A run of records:
▬▬▬▬▬▬▬▬▬▬

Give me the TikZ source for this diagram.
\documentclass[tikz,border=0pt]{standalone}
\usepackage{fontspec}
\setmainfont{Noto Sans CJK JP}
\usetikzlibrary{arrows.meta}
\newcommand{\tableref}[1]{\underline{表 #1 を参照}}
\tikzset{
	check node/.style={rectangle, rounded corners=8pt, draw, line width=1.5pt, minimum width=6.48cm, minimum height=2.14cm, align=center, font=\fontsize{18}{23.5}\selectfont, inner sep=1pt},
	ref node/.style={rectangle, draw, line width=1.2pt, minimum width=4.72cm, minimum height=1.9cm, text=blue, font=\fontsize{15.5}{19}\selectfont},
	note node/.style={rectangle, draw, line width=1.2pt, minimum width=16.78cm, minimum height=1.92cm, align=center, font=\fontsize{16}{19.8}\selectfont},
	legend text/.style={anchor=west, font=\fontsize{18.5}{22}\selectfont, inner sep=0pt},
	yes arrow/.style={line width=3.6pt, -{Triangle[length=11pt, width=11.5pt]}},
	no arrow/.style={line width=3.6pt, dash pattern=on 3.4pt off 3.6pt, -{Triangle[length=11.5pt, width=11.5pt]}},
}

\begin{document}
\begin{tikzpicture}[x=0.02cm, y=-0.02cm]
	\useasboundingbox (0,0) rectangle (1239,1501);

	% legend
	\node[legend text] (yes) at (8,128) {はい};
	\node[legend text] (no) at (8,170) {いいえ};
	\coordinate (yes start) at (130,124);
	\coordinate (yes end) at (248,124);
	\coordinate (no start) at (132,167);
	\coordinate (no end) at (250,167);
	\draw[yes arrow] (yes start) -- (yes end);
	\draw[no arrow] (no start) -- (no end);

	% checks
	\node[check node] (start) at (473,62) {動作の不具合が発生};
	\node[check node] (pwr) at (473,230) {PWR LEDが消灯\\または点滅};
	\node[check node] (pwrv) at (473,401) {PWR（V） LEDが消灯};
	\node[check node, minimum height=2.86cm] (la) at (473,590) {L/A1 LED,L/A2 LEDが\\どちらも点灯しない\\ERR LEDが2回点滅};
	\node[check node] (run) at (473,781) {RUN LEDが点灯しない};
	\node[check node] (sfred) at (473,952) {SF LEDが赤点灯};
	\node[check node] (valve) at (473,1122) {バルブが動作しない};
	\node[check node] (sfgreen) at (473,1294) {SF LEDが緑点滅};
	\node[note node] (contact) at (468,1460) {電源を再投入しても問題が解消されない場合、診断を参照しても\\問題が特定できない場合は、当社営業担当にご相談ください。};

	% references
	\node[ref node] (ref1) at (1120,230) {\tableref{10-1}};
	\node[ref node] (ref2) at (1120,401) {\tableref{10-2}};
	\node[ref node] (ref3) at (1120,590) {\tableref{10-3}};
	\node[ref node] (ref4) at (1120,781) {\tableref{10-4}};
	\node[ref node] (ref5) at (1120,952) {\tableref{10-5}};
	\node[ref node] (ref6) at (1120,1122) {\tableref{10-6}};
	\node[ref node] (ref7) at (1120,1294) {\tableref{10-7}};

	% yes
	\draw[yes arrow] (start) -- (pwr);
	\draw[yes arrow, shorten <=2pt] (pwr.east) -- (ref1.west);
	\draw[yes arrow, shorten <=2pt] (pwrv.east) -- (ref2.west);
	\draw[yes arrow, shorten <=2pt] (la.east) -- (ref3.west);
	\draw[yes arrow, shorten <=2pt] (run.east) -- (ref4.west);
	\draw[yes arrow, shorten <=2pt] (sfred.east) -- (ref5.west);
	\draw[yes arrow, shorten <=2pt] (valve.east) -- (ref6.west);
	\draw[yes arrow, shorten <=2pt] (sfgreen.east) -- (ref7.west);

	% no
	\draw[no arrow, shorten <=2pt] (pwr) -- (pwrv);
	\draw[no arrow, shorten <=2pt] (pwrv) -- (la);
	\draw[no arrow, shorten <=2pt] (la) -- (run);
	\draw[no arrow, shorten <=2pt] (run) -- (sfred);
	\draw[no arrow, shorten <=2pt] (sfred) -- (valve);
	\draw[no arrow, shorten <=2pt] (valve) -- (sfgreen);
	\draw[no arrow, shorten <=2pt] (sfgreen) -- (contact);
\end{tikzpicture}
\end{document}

▬▬▬▬▬▬▬▬▬▬

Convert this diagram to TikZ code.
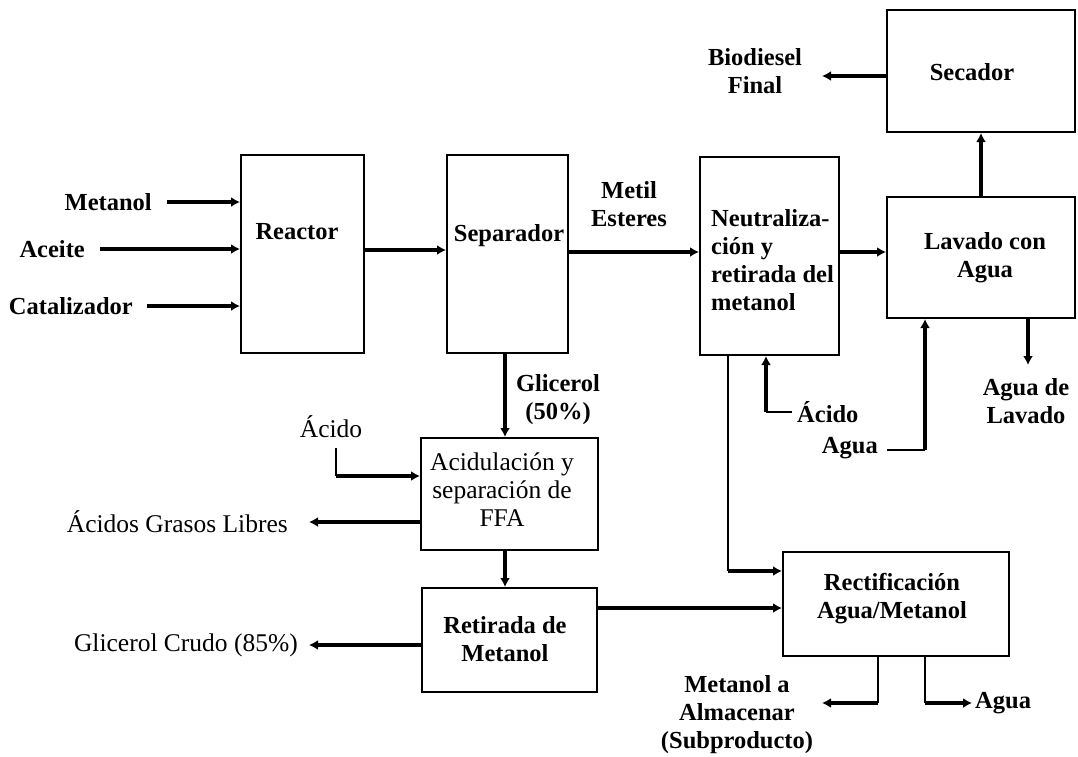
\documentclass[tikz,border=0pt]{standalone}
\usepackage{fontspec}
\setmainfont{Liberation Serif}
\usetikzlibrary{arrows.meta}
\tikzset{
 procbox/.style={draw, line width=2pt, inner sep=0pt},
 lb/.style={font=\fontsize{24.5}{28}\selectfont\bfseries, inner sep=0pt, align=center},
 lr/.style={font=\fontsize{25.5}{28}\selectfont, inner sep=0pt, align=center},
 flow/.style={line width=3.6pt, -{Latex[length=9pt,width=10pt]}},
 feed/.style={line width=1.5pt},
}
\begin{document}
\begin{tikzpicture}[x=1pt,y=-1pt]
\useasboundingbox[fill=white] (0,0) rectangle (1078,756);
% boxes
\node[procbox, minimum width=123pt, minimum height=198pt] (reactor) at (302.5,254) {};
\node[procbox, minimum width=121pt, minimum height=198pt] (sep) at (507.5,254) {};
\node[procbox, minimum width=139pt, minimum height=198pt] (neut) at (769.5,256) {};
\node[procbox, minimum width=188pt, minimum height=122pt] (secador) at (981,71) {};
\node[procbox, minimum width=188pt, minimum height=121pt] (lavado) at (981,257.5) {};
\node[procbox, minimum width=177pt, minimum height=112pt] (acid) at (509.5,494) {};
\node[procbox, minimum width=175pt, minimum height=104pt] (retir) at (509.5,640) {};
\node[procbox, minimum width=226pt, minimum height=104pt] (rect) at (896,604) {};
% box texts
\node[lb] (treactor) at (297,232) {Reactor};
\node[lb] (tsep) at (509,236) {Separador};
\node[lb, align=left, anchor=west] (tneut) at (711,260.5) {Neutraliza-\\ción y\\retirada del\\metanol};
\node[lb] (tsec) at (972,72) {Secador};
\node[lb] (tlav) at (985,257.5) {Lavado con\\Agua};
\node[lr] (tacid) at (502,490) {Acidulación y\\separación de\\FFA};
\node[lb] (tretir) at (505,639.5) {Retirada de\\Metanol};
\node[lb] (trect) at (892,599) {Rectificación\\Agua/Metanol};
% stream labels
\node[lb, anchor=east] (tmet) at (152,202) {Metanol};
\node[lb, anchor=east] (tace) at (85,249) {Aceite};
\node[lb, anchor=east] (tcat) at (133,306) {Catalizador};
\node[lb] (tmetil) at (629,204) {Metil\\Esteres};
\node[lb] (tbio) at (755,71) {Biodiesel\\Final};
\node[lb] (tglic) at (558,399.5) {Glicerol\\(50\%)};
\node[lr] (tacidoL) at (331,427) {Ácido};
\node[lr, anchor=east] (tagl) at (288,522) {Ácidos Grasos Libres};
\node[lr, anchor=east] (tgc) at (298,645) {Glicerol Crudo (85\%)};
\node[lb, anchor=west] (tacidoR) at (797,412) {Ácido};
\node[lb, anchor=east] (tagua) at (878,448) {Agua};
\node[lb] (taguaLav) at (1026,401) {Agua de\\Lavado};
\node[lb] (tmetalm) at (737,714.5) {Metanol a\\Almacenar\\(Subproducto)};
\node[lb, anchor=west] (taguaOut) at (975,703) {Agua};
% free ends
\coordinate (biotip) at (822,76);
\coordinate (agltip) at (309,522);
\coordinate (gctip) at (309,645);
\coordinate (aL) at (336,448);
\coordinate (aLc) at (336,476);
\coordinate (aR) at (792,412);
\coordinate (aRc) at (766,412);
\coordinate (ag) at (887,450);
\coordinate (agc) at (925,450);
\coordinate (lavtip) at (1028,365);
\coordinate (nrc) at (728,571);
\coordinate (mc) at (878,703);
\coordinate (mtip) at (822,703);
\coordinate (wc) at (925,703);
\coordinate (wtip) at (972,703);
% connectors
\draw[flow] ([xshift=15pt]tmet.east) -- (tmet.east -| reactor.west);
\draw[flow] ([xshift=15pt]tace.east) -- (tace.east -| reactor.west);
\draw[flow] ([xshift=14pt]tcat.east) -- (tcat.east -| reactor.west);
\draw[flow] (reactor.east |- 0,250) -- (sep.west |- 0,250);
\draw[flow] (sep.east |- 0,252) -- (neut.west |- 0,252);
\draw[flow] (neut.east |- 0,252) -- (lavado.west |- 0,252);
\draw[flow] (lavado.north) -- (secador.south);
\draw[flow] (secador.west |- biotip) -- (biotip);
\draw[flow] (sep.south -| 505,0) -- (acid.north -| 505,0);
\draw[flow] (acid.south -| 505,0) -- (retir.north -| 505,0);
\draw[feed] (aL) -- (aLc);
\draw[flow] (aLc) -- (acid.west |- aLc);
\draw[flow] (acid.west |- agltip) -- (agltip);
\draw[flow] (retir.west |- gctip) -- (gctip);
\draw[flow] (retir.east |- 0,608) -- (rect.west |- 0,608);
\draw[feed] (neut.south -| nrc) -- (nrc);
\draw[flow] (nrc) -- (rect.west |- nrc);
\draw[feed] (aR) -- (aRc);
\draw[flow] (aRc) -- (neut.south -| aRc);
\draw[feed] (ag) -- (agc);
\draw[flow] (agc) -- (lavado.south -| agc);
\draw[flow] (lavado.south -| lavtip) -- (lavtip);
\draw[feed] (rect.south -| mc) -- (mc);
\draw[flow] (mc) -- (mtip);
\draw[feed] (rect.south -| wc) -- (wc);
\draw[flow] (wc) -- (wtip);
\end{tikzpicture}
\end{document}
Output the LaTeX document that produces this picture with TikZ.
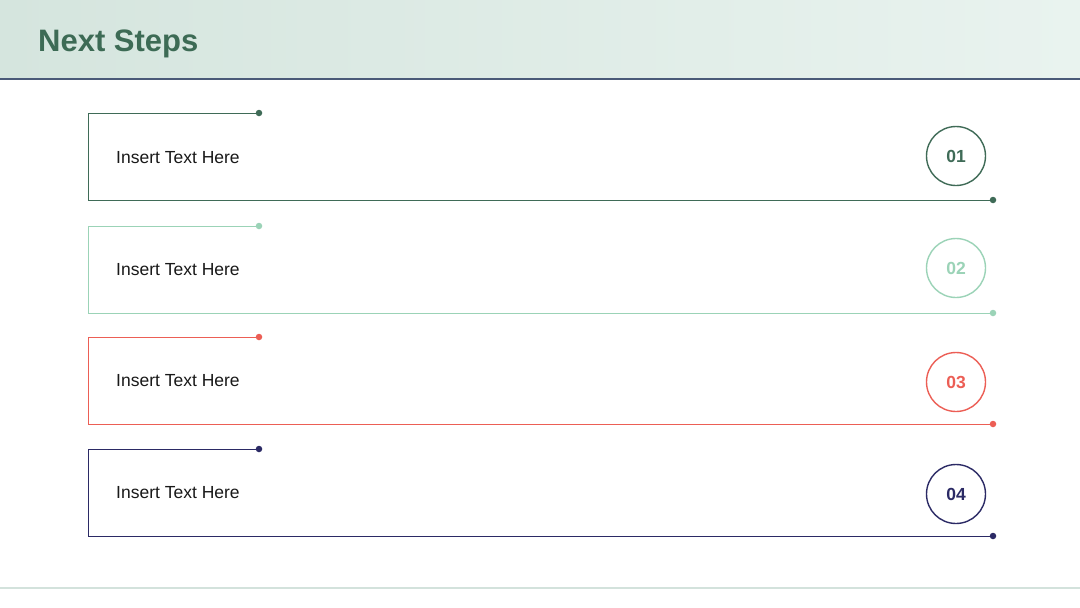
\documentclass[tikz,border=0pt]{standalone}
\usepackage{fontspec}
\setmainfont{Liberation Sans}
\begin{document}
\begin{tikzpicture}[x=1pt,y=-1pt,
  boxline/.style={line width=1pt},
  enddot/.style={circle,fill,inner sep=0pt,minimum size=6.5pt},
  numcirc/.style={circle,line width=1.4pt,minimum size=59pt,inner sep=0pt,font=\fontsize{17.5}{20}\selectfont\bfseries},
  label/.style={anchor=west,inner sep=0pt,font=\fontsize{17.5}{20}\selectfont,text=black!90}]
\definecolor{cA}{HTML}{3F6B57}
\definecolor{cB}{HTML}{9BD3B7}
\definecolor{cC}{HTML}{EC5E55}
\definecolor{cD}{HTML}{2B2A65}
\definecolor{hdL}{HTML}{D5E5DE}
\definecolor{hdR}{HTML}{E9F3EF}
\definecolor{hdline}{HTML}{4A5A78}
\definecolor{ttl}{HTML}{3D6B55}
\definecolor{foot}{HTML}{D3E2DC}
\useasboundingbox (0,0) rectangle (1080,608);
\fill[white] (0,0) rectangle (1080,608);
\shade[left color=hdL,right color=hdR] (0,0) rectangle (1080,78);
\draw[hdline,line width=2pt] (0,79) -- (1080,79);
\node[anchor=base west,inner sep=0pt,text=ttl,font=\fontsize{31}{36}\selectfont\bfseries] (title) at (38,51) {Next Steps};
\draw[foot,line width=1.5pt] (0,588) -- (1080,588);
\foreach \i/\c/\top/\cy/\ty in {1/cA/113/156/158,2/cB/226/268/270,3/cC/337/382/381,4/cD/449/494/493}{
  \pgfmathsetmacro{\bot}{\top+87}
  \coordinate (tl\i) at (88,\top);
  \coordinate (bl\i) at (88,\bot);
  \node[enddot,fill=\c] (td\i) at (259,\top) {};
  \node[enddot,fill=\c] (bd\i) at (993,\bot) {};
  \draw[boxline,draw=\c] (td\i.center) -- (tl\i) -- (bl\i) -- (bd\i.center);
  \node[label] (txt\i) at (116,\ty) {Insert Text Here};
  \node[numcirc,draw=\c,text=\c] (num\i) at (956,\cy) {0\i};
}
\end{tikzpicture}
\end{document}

▬▬▬▬▬▬▬▬▬▬

Report only a number: how many lines in the material above contain the string "this".

_OUTPUT_
3